Orthodox commitment to Israel is passionate and generally intensified by one-year gap study programs in Israel following high school graduation. Orthodox Jews are highly likely to engage in pro-Israel activities on campus. If current trends continue, within a generation Orthodoxy likely will remain a minority religious movement within American Judaism but contain a plurality if not a majority of the community’s activists and pro-Israel advocates.
The implications of this transformation are huge: First, most of the demographic growth is occurring within the haredi, or ultra-Orthodox, rather than centrist sectors of Orthodoxy. Currently, haredim outnumber centrists by a factor of 2:1, and that gap will only widen in the future, given the extraordinarily high haredi birthrates.
Second, underlying the United States-Israel “special relationship” has been its broad and bipartisan support within American public opinion generally. Future Orthodox predominance in pro-Israel advocacy, however, may suggest that the cause of Israel is largely a “conservative” cause rather than a common one bridging liberals and conservatives alike. This shift already is evident on several elite college campuses and often is exploited by Israel’s critics and foes.
Most importantly, Orthodox Jews largely diverge from American-Jewish consensus positions on critical questions confronting Israel’s future as a Jewish state. For example, 80 percent of American Orthodox Jews favor expansion of West Bank settlements, and only 16 percent perceive settlements as a problem (Pew, 2015). More tellingly, 69 percent oppose establishment of a Palestinian state, a position shared by fewer than 40 percent of Conservative and Reform Jews (AJC, 2005). And while 70 percent of Orthodox Jews in the United States are satisfied with Israeli Orthodoxy’s control over personal-status issues of marriage and conversion to Judaism, only 14 percent of other American Jews agree (AJC, 2016). Put simply, Orthodoxy’s dissent over defining Israel’s future as a Jewish state points to a serious divide within pro-Israel advocacy.
What, then, needs to be done? First, it is critical to institute transdenominational dialogue. Most non-Orthodox communal leaders have never shaken hands, let alone conducted a serious discussion on Jewish public affairs, with haredi counterparts. At present, the latter are deeply interested in outreach and may well welcome the opportunity to exchange ideas over matters of common Jewish interest. To be sure, the initiative may often prove frustrating, given very real and significant communal divisions. But we owe it to the Jewish people and to the cause of Israel to make the effort at common bridge-building.

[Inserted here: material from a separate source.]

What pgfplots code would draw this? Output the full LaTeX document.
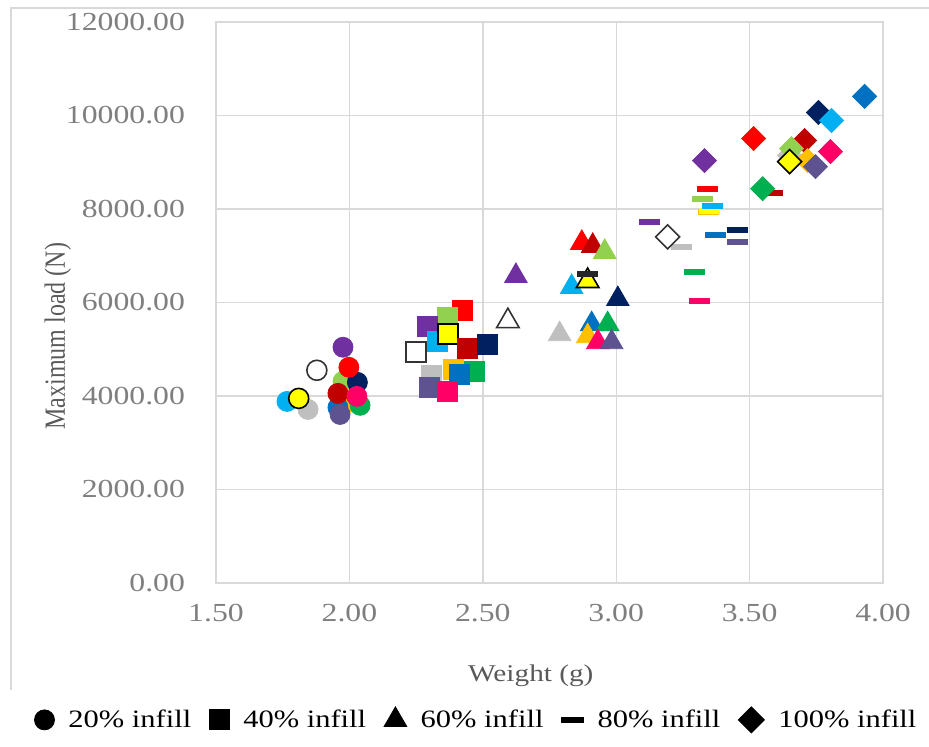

Second, as suggested earlier, Orthodox high school education, especially when followed by Israel study experiences, nurtures the passion and commitment necessary for effective pro-Israel advocacy on college campuses. Yet effective advocacy requires in-depth knowledge, sophisticated understanding of issues, and capacity to hear opposing opinion. Ironically, while remarkable progress has been made in introduction of the Holocaust into secondary school curricula, the story of Israel — the greatest success story of modern Jewish history — has received relatively short shrift. Significant investment is necessary in studying the origins of the Arab-Israeli conflict; the complexities of the refugee problem; whether West Bank settlements are in fact an obstacle to peace; and, more generally, a vision of Israel as a Jewish and democratic state and how that vision may be realized.
Last, notwithstanding its demographic strength and passionate dedication, the Orthodox community cannot do the job alone. The “middles” of Jewish life — active Conservative and Reform Jews — long have provided the architectural backbone of Jewish communal and institutional life. Sustaining those communal structures will require both the conviction that intensive Jewish life is worth leading and an ethos of inter-denominational cooperation. All Jews must recognize that the Jewish people, in all its diversity is far broader and its collective interests far more significant than the concerns of any one of its multiple sectors.